Friday, August 06, 2004
The terminator's approach to the self
In the film Terminator, the character played by Arnold Schwarzzenegger inevitably fails to kill John Connors. Had he been successful, the story would have been inconsistent and paradoxical. The reason for this is that had John Connors died in the womb, the chain of causation would have led to a future where Arnold would not have had the task of coming back to alter the past. Arnold cannot, in the straightforward model of time we are looking at, (although this possibility would exist were we to consider branching time), both go back and not go back in time to kill Sarah Connors.
In order for one to speak of actions that occur in the future in the past tense, one has to make the distinction between personal and external time. Personal time is the time as measured, roughly, by any individual’s wristwatch, and resulting in the natural aging of a person. External time, however, is time as seen as the 4-dimensional plane as a whole, strung together in the chronological order of causation. Kyle speaks of Sarah’s future actions as occurring in the past. This is possible because in external time, he comes from a time where Sarah’s actions occur in the past. However, these actions occur in the future of her personal time (which, because she does not time travel, coincides with events in external time). The events that occur in the future of both Sarah’s personal time, and in the future of external time as seen from the vantage point of the year 1984. However, from the vantage point of Kyle’s personal time, these events occurred in the past, as he has memories of what comes to happen in external time and in Sarah’s personal time.

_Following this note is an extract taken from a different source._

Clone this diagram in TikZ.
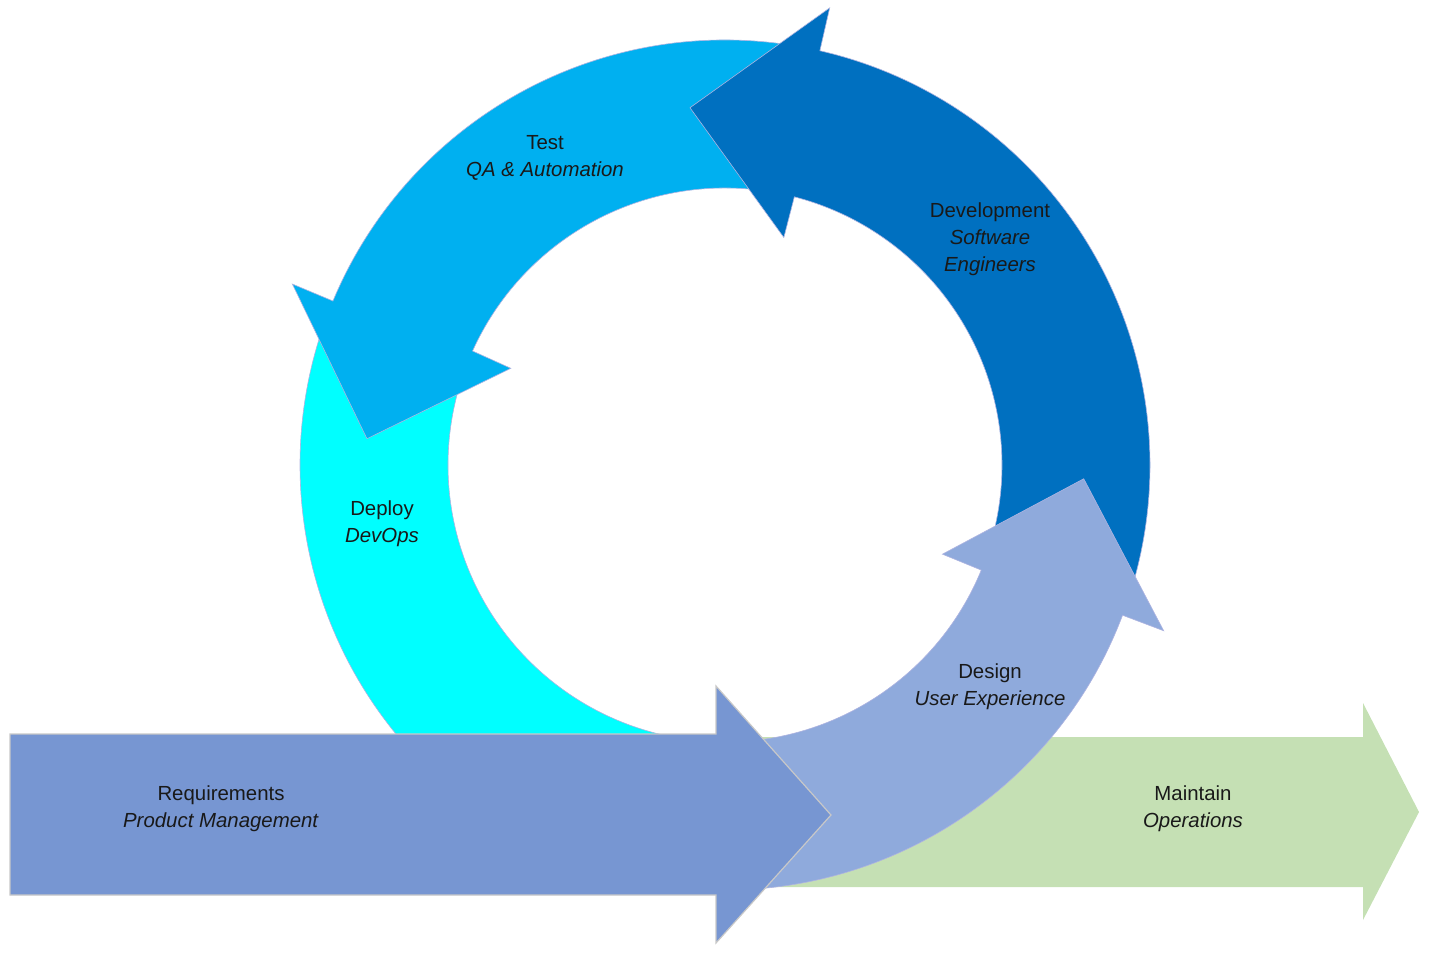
\documentclass[tikz,border=0pt]{standalone}
\usepackage{fontspec}
\setmainfont{Liberation Sans}
\definecolor{cDeploy}{RGB}{0,255,255}
\definecolor{cTest}{RGB}{0,176,240}
\definecolor{cDev}{RGB}{0,112,192}
\definecolor{cDesign}{RGB}{143,170,220}
\definecolor{cReq}{RGB}{119,150,210}
\definecolor{cMaint}{RGB}{197,224,180}
\definecolor{cEdge}{RGB}{175,180,225}
\definecolor{cReqEdge}{RGB}{200,200,200}
\newcommand\ringarrow[3]{%
  \pgfmathsetmacro\raO{#3+0.8}%
  \pgfmathsetmacro\raI{#3-0.8}%
  \pgfmathsetmacro\raT{#3+19.3}%
  \filldraw[ring, fill=#1] (#2:277) -- (#2:425)
    arc[start angle=#2, end angle=\raO, radius=425]
    -- (\raO:469) -- (\raT:359) -- (\raI:235) -- (\raI:277)
    arc[start angle=\raI, end angle=#2, radius=277] -- cycle;}
\begin{document}
\begin{tikzpicture}[x=1pt,y=1pt,
  ring/.style={draw=cEdge, line width=0.6pt, line join=miter},
  lbl/.style={align=center, font=\fontsize{20.4}{27}\selectfont, text=black!90, inner sep=0pt}]
\useasboundingbox (0,0) rectangle (1430,-956);
% Maintain (green) arrow
\fill[cMaint] (700,-737) -- (1363,-737) -- (1363,-703) -- (1419,-812)
  -- (1363,-920) -- (1363,-887) -- (700,-887) -- cycle;
\begin{scope}[shift={(725,-465)}]
  % Deploy block arc
  \filldraw[ring, fill=cDeploy] (160:277) -- (160:425)
    arc[start angle=160, end angle=260, radius=425] -- (260:277)
    arc[start angle=260, end angle=160, radius=277] -- cycle;
  % Test
  \ringarrow{cTest}{78}{156.5}
  % Development
  \ringarrow{cDev}{-18}{76.3}
  % Design
  \ringarrow{cDesign}{-100}{-21.5}
\end{scope}
% Requirements arrow
\filldraw[fill=cReq, draw=cReqEdge, line width=1.2pt] (10,-734) -- (716,-734) -- (716,-686)
  -- (831,-815) -- (716,-943) -- (716,-895) -- (10,-895) -- cycle;
% Labels
\node[lbl] (test) at (545,-157.5) {Test\\\textit{QA \& Automation}};
\node[lbl] (dev) at (990,-239) {Development\\\textit{Software}\\\textit{Engineers}};
\node[lbl] (deploy) at (382,-523.5) {Deploy\\\textit{DevOps}};
\node[lbl] (design) at (990,-686.5) {Design\\\textit{User Experience}};
\node[lbl] (req) at (221,-808.5) {Requirements\\\textit{Product Management}};
\node[lbl] (maint) at (1193,-808.5) {Maintain\\\textit{Operations}};
\end{tikzpicture}
\end{document}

Sarah’s knowledge of the future presents a problem of freewill for her. She cannot continue to believe that she can freely act to change the future, because if she does, then the chain of causation will not proceed in a manner in which Kyle Reese would have travelled back in time to inform her of the events yet to occur. Should Sarah change the future, then there is no way in which she can have the foreknowledge of what will occur, thus, she is now logically bound to follow the path that is set out for her. For the events in Sarah’s future to occur differently, they have to be consistent with events that will occur and her knowledge of this. Thus, Sarah’s foreknowledge of the future is not compossible with events occurring otherwise.
Townsend argues that even though there is foreknowledge of the temporal order of things, this does not affect the causal order. Due to reverse causation, an agent can act freely in the present, as seen in the temporal order of things, to affect events in the past. Townsend uses the example of the ace-predictor, who has predicted that a free agent will choose a box containing one million dollars, if and only if that agent chooses that box only. Thus, he can act in a manner that will cause the ace predictor in the past to foretell that he will pick only that box. In this example, a agent would freely choose only one of the boxes, causing the ace-predictor in the past to foretell that he would choose that box. The same applies in any two-way communication in time – causal order need not occur only in one direction in a four-dimentionalist view of time.